Jesus, Saint Nicholas and the making of Christmas
From 336 AD when the first Christmas was celebrated in Rome to 525 AD when the day was officially assigned to mark the date of Jesus’ birth, the holiday had taken on a life of its own. Throughout modern day Turkey, Germany and much of the future Holy Roman Empire, the holiday was assigned to St. Nicholas and celebrated in the first week of December. Honoring the patron Saint of poor children, kids were encouraged to leave their shoes out overnight and in the morning they would be filled with small presents. In America, that tradition would see stockings replace shoes.

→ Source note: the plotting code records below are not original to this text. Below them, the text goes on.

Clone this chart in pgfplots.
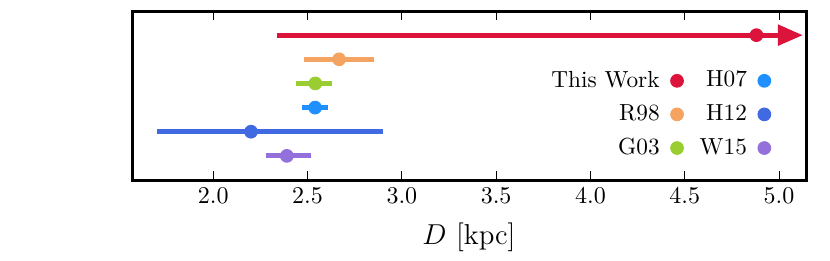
\documentclass[border=0pt]{standalone}
\usepackage{pgfplots}
\pgfplotsset{compat=1.18}
\usetikzlibrary{arrows.meta}
\definecolor{cTW}{RGB}{220,20,60}
\definecolor{cR98}{RGB}{244,164,96}
\definecolor{cG03}{RGB}{154,205,50}
\definecolor{cH07}{RGB}{30,144,255}
\definecolor{cH12}{RGB}{65,105,225}
\definecolor{cW15}{RGB}{147,112,219}
\begin{document}
\begin{tikzpicture}
\useasboundingbox (0,0) rectangle (345.83pt,-108.33pt);
\begin{axis}[
  at={(55pt,-75pt)}, anchor=south west,
  scale only axis, width=280.83pt, height=70.42pt,
  xmin=1.569, xmax=5.143, ymin=0, ymax=7,
  ytick=\empty,
  xtick={2,2.5,3,3.5,4,4.5,5},
  xticklabel style={/pgf/number format/.cd, fixed, fixed zerofill, precision=1},
  tick align=inside,
  major tick length=3.75pt,
  tick style={line width=0.4pt, black},
  axis line style={line width=1.25pt},
  xlabel={\large $D$ [kpc]},
  xlabel style={yshift=-1pt},
  clip=false,
  legend columns=2,
  legend plot pos=right,
  legend cell align=right,
  legend image code/.code={\draw[mark repeat=2,mark phase=2,#1] plot coordinates {(0cm,0cm) (0.15cm,0cm) (0.3cm,0cm)};},
  legend style={at={(0.959,0.705)}, anchor=north east, draw=none, fill=none,
    font=\fontsize{9.7}{11}\selectfont,
    row sep=1.8pt,
    /tikz/every even column/.append style={column sep=4.8pt},
    /tikz/every odd column/.append style={column sep=2.6pt}},
  bar/.style={line width=2.1pt, forget plot},
  pt/.style={only marks, mark=*, mark size=2.65pt, forget plot},
]
% This Work
\addplot[bar, color=cTW, -{Triangle[length=10.5pt,width=8.4pt]}] coordinates {(2.336,6) (5.127,6)};
\addplot[pt, color=cTW] coordinates {(4.88,6)};
% R98
\addplot[bar, color=cR98] coordinates {(2.479,5) (2.852,5)};
\addplot[pt, color=cR98] coordinates {(2.667,5)};
% G03
\addplot[bar, color=cG03] coordinates {(2.438,4) (2.629,4)};
\addplot[pt, color=cG03] coordinates {(2.541,4)};
% H07
\addplot[bar, color=cH07] coordinates {(2.47,3) (2.61,3)};
\addplot[pt, color=cH07] coordinates {(2.54,3)};
% H12
\addplot[bar, color=cH12] coordinates {(1.70,2) (2.90,2)};
\addplot[pt, color=cH12] coordinates {(2.20,2)};
% W15
\addplot[bar, color=cW15] coordinates {(2.28,1) (2.52,1)};
\addplot[pt, color=cW15] coordinates {(2.39,1)};
% legend (row-wise: This Work, H07 / R98, H12 / G03, W15)
\addlegendimage{only marks, mark=*, mark size=2.65pt, color=cTW}
\addlegendentry{This Work}
\addlegendimage{only marks, mark=*, mark size=2.65pt, color=cH07}
\addlegendentry{H07}
\addlegendimage{only marks, mark=*, mark size=2.65pt, color=cR98}
\addlegendentry{R98}
\addlegendimage{only marks, mark=*, mark size=2.65pt, color=cH12}
\addlegendentry{H12}
\addlegendimage{only marks, mark=*, mark size=2.65pt, color=cG03}
\addlegendentry{G03}
\addlegendimage{only marks, mark=*, mark size=2.65pt, color=cW15}
\addlegendentry{W15}
\end{axis}
\end{tikzpicture}
\end{document}
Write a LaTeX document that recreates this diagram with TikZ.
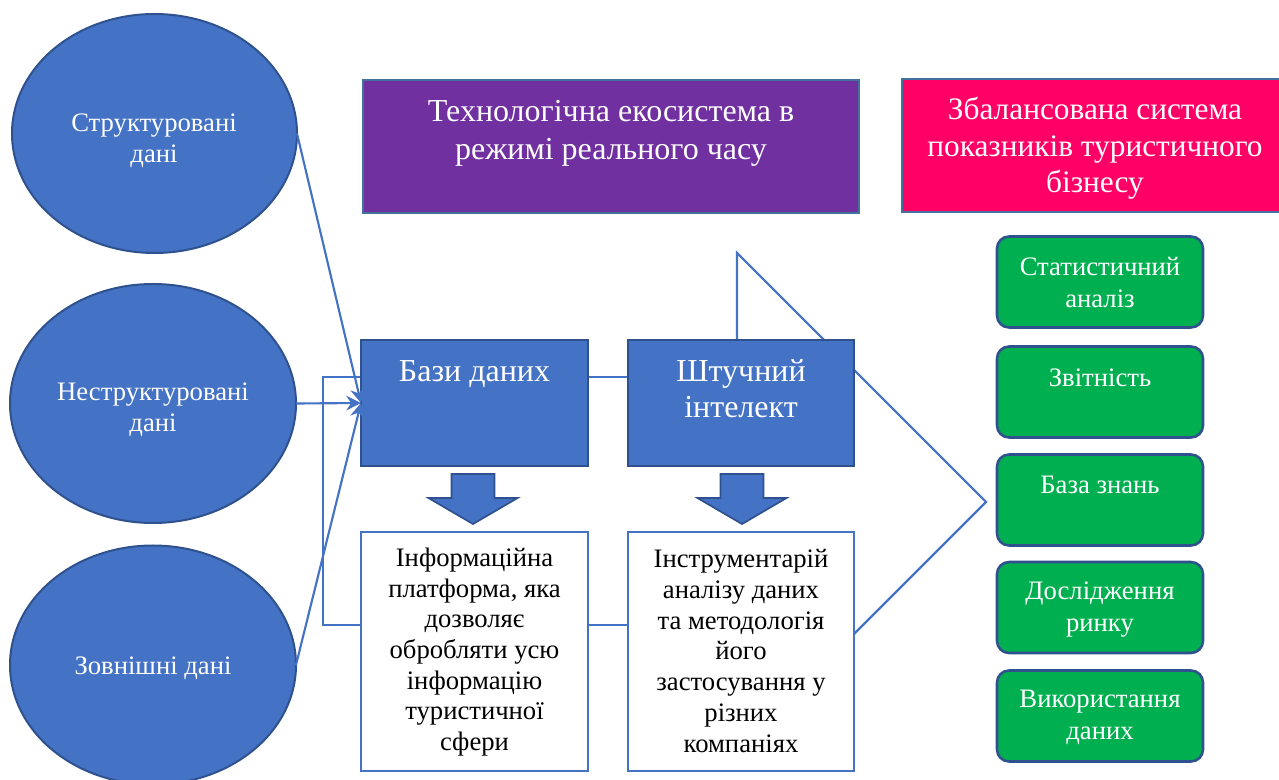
\documentclass[tikz,border=0pt]{standalone}
\usepackage{fontspec}
\setmainfont{Liberation Serif}
\usetikzlibrary{arrows.meta,shapes.geometric,backgrounds}
\definecolor{fillblue}{HTML}{4472C4}
\definecolor{edgeblue}{HTML}{2F528F}
\definecolor{steel}{HTML}{41719C}
\definecolor{purplebox}{HTML}{7030A0}
\definecolor{pinkbox}{HTML}{FF0066}
\definecolor{greenbox}{HTML}{00B050}
\begin{document}
\begin{tikzpicture}[x=0.75pt,y=-0.75pt,
  sz/.style 2 args={minimum width=#1*0.75pt, minimum height=#2*0.75pt},
  ell/.style={ellipse, fill=fillblue, draw=edgeblue, line width=1.5pt, inner sep=0pt, outer sep=0pt},
  bluebox/.style={rectangle, fill=fillblue, draw=edgeblue, line width=1.6pt, inner sep=0pt, outer sep=0pt},
  whitebox/.style={rectangle, fill=white, draw=fillblue, line width=1.6pt, inner sep=0pt, outer sep=0pt},
  headbox/.style={rectangle, draw=steel, line width=1.5pt, inner sep=0pt, outer sep=0pt},
  greenrect/.style={rectangle, rounded corners=9pt, fill=greenbox, draw=edgeblue, line width=1.9pt, inner sep=0pt, outer sep=0pt},
  wtext/.style={text=white, align=center, inner sep=0pt},
  btext/.style={text=black, align=center, inner sep=0pt},
  fsmall/.style={font=\fontsize{20}{23.5}\selectfont},
  fwhite/.style={font=\fontsize{20}{23}\selectfont},
  fgreen/.style={font=\fontsize{20}{24}\selectfont},
  fbig/.style={font=\fontsize{24}{28.5}\selectfont},
  fpink/.style={font=\fontsize{23.5}{27.5}\selectfont},
  fai/.style={font=\fontsize{24}{27}\selectfont},
  conn/.style={draw=fillblue, line width=1.6pt},
  arr/.style={conn, -{Stealth[length=11pt,width=11pt]}},
  blockarrow/.style={fill=fillblue, draw=edgeblue, line width=1.3pt, line join=miter}
]
\useasboundingbox (0,0) rectangle (1279,780);

% ellipses
\node[ell, sz={285}{239}] (e1) at (154.5,133.5) {};
\node[ell, sz={286}{239}] (e2) at (153,403.5) {};
\node[ell, sz={286}{239}] (e3) at (153,665) {};
\node[wtext, fsmall] (e1t) at (154,141) {Структуровані\\дані};
\node[wtext, fsmall] (e2t) at (153,409.5) {Неструктуровані\\дані};
\node[wtext, fsmall] (e3t) at (153,668.5) {Зовнішні дані};

% header boxes
\node[headbox, fill=purplebox, sz={496}{133}] (eco) at (611,146.5) {};
\node[wtext, fbig] (ecot) at (611,133.5) {Технологічна екосистема в\\режимі реального часу};
\node[headbox, fill=pinkbox, sz={386}{133}] (bsc) at (1095,145.5) {};
\node[wtext, fpink] (bsct) at (1095,148.5) {Збалансована система\\показників туристичного\\бізнесу};

% blue boxes
\node[bluebox, sz={227}{126}] (db) at (474.5,403) {};
\node[wtext, fbig] (dbt) at (474.5,374.5) {Бази даних};
\node[bluebox, sz={226}{126}] (ai) at (741,403) {};
\node[wtext, fai] (ait) at (741,389) {Штучний\\інтелект};

% white boxes
\node[whitebox, sz={227}{239}] (info) at (474.5,651.5) {};
\node[btext, fwhite] (infot) at (474.5,652) {Інформаційна\\платформа, яка\\дозволяє\\обробляти усю\\інформацію\\туристичної\\сфери};
\node[whitebox, sz={226}{239}] (tool) at (741,651.5) {};
\node[btext, font=\fontsize{20}{23.2}\selectfont] (toolt) at (741,651) {Інструментарій\\аналізу даних\\та методологія\\його\\застосування у\\різних\\компаніях};

% green boxes
\node[greenrect, sz={206}{91}] (g1) at (1100,282) {};
\node[wtext, fgreen] (g1t) at (1100,282.5) {Статистичний\\аналіз};
\node[greenrect, sz={206}{91}] (g2) at (1100,392) {};
\node[wtext, fgreen] (g2t) at (1100,378) {Звітність};
\node[greenrect, sz={206}{91}] (g3) at (1100,500) {};
\node[wtext, fgreen] (g3t) at (1100,485) {База знань};
\node[greenrect, sz={206}{91}] (g4) at (1100,607.5) {};
\node[wtext, fgreen] (g4t) at (1100,610) {Дослідження\\ринку};
\node[greenrect, sz={206}{91}] (g5) at (1100,716) {};
\node[wtext, fgreen] (g5t) at (1100,717.5) {Використання\\даних};

% block arrows
\draw[blockarrow, shift={(473,0)}] (-21.5,474) -- (21.5,474) -- (21.5,498) -- (44.5,498) -- (0,524) -- (-44.5,498) -- (-21.5,498) -- cycle;
\draw[blockarrow, shift={(742,0)}] (-21.5,474) -- (21.5,474) -- (21.5,498) -- (44.5,498) -- (0,524) -- (-44.5,498) -- (-21.5,498) -- cycle;

% connectors
\draw[arr] (e1.east) -- (db.west);
\draw[arr] (e2.east) -- (db.west);
\draw[arr] (e3.east) -- (db.west);

\begin{scope}[on background layer]
  \draw[conn] (db.west |- 0,377) -- (323,377) -- (323,625) -- (info.west |- 0,625);
  \draw[conn] (db.east |- 0,377) -- (ai.west |- 0,377);
  \draw[conn] (info.east |- 0,625) -- (tool.west |- 0,625);
  \draw[conn, line join=miter] (ai.north -| 737,0) -- (737,253) -- (986,502) -- (tool.east |- 0,634);
\end{scope}
\end{tikzpicture}
\end{document}
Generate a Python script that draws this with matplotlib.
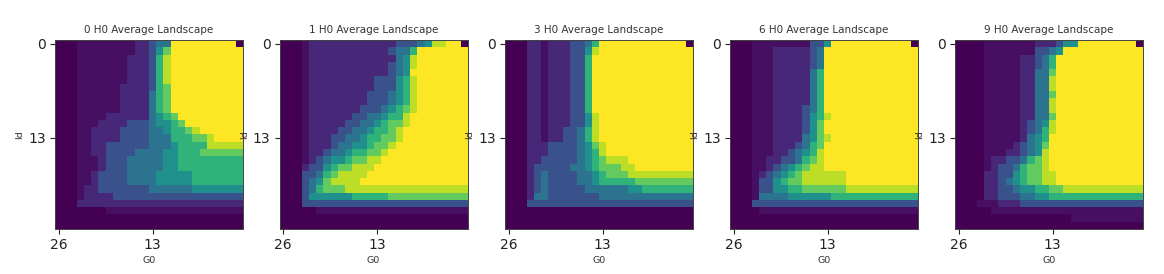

Other websites throughout the internet bring us additional facts about the evolution of Christmas that most people, including Christians, aren’t aware of. One site describes how in Finland, Santa Claus rides a goat not a sleigh. Another describes how in Holland, he even has his own servant that accompanies him while distributing presents on Christmas. In Syria, Christians say Santa distributes gifts on camelback.
Modern day Christmas may have taken on a name associated with Jesus Christ due to an extraordinary effort by Church leaders over the centuries, but the holiday has come to be a universally celebrated day that honors not just one person, but the idea behind that one person. Whether it be Jesus or St. Nick or even another ancient local hero from another culture, the idea of giving to those less fortunate has become a worldwide celebration.
And while the day itself, December 25th, is derived from the ancient pagan holiday marking the time of year when the days start getting longer and the life-sustaining Sun burns brighter, the meaning of Christmas can be claimed by the Christian teaching of charity. And giving to those less fortunate than ourselves is an idea that everyone on Earth can celebrate, not just Christians.